Hi there,
I am trying to do an along the track analysis, and have come across issues.
I have a CST track (full_CST.tck below) with max 7500 streamlines. Originally generated using include ROIs at the cerebral peduncle (CP) and posterior limb of the internal capsule (PLIC).
I am analyzing stroke brains with varying CST lengths, so decided to create a generic start point and create cuts along the tract at the same distance (2mm).
Using tckedit, I have cut the track shorter (cut_CST.tck).
I used a whole brain mask cut at the level of the CPs (to generate the shorter track), with an include ROI at the PLIC (PLIC.mif).
Next, I ran tckresample to cut at every 2mm, then ran tcksample to extract FA values from each segment.
Code below.
A couple of issues:
The cut track is visually shorter (mask worked), but has more segments than the original (8627).
minlength was set to 40. Yet the cut_CST.tck minimum from tckstats is 0.117562. This distance also wouldn’t reach the -include ROI of PLIC.mif.
The txt file outputted from tcksample included data for 61 cuts, yet tckstats indicated the longest streamline was 112.861 (/2=56 cuts maximum).
Any insights into why this is happening and how I can fix it would be ++ appreciated.
Thank you.
tckstats full_CST.tck
tckstats: [100%] Reading track file
mean median std. dev. min max count
107.391 108.511 7.86463 58.7816 117.563 7500
tckedit -mask CPmask.mif -include PLIC.mif full_CST.tck cut_CST.tck -nthreads 0 -number 7500 -minlength 40
tckedit: [done] 7500 read, 7500 written, 8627 segments
tckstats cut_CST.tck
mean median std. dev. min max count
76.4346 86.7616 28.065 0.117562 112.861 8627
tckresample -step_size 2 cut_CST.tck cut_CST_2mmseg.tck
tcksample cut_CST_2mmseg.tck famap.mif cut_CST_2mmseg_fa.txt
Using tckedit, I have cut the track shorter (cut_CST.tck).

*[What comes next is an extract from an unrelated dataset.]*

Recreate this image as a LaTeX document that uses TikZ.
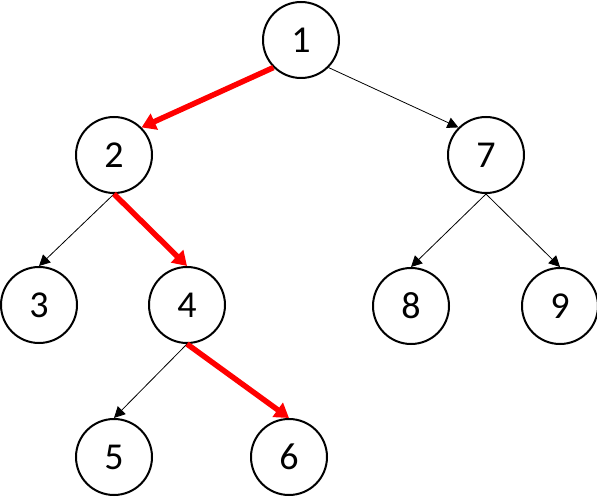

I used a whole brain mask cut at the level of the CPs (to generate the shorter track), with an include ROI at the PLIC (PLIC.mif).
, you mean that you took a whole-brain mask, removed all voxels below the CPs, and then ran tckedit with the -mask option? I tend to refer to this as a “crop”: “cut” could imply that both the streamline segments above and below the level of the CPs are retained (like cutting a string).
I need this clarification because you then say:
Next, I ran tckresample to cut at every 2mm, then ran tcksample to extract FA values from each segment.
Here “cut” is used again, but seems to refer to resampling each streamline onto vertices spaced 2mm apart, which is a fundamentally different operation to the first.
When using the -mask option, one can have more streamlines at output than at input because for any particular streamline there may be a set of contiguous vertices that lie outside the mask, yet beyond that set on either side there are vertices that lie within the mask. In this scenario, by masking out vertices in the middle of the streamline, the streamline is effectively bisected into two streamline “segments”. In your case this could be due to e.g. streamlines turning 180 degrees in the pons and traversing the length of the CST twice.
This is an operation ordering issue. The minimum length criterion is applied to the input streamlines, rather than output streamlines that may have undergone one or more bisection operations. It would make sense I think to ensure that all streamline segments following the application of a mask ROI also exceed any specified minimum length, but this will require changes to the code.
There’s definitely scope for some slight mismatch here:
tcksample outputs one value per vertex, and there is always one more vertex than there are streamline segments of the specified step size.
It is possible for both the first and last streamline segment to be shorter than the specified step size, both from tckgen and tckresample. I’ve endeavoured to ensure that the streamline endpoint locations are always preserved exactly, for all resampling strategies; but for the fixed step size case it’s impossible to both guarantee this and have precisely that step size along the entire streamline.
Since streamline length is quantified as the sum of distances between vertices, which is always shorter than the length of a smooth spline representing the streamline, by down-sampling a streamline to a longer step size the quantified length will in fact reduce slightly.